By Neil Munro
January 4, 2012

In this Friday, Dec. 16, 2011 photo, immigrant Francisco Barranco, right, stands in his bakery La Tapatia, as employee Lorena Vasquez prepares gelatin in the Fair Haven neighborhood in New Haven, Conn. John DeStefano, the 10-term mayor of New Haven, helped illegal immigrants come out of the shadows five years ago with an ID card program. When he pledged recently to seek authorization for non-citizens to vote in local elections, it endeared him further to the city’s large Hispanic population and solidified New Haven’s reputation as a “sanctuary city” _ safe harbors that have become targets for criticism in the race for the Republican presidential nomination. (AP Photo/Jessica Hill)

Multiple Democratic pundits are making a coordinated allegation that the popular immigration enforcement policies embraced by Republican presidential candidates are “extreme” and have deeply damaged the GOP’s prospects among Hispanic Americans.

“The Democrats say that every four years, and its nonsense,” Jason Poblete, a Hispanic lawyer who formerly worked for
the National Committee, told The Daily Caller. GOP candidates can win up to 40 percent of the redistribution-minded Hispanic vote by treating them like other voters, he said.

“I don’t think there is anything these [Republican] candidates are saying that is not supported by at last 40 percent of Americans. … Some of the things they’re pushing have 80 percent support,” said Dan Stein, president of the Federation for American Immigration Reform.

The charges of electoral damage were pushed by Democratic activists, including Democratic National Committee Chairwoman Debbie Wasserman Schultz and Bill Burton, a former Obama aide, who now runs an independent political group, Priorities USA Action.

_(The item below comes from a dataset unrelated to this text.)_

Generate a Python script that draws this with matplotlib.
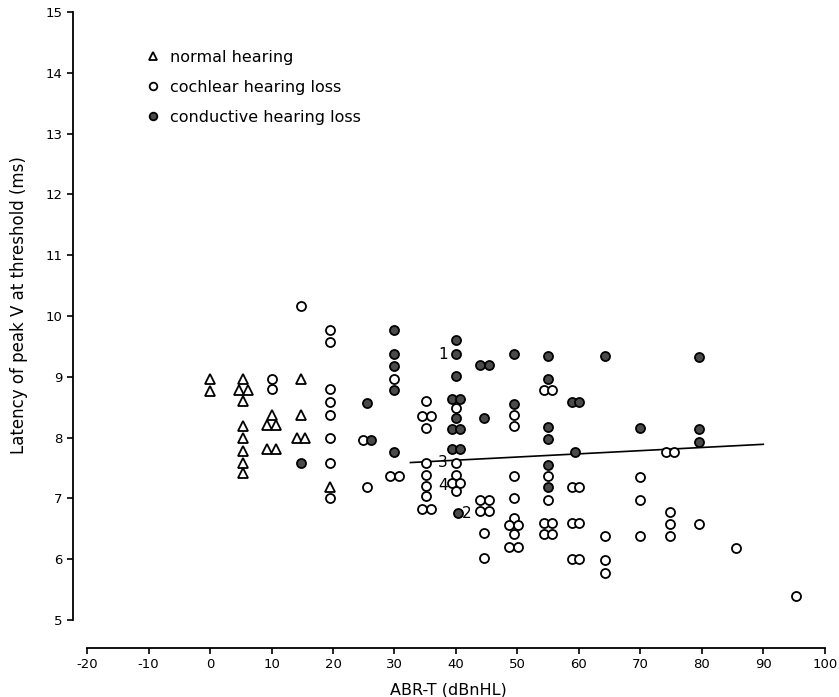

Democrats see Hispanics, especially first-time voters, as a vital voting bloc in the November election. Their strategy is to spur Hispanic turnout for Obama to above 65 percent by portraying the GOP’s opposition to illegal immigration as bigotry towards the Hispanic population of 50 million.

Hispanics may provide a winning margin in several critical states, including Florida, Colorado, North Carolina and Virginia.

The United States now hosts an illegal immigrant population of roughly 11 million Hispanics. The population of non-Hispanic illegal immigrants is smaller.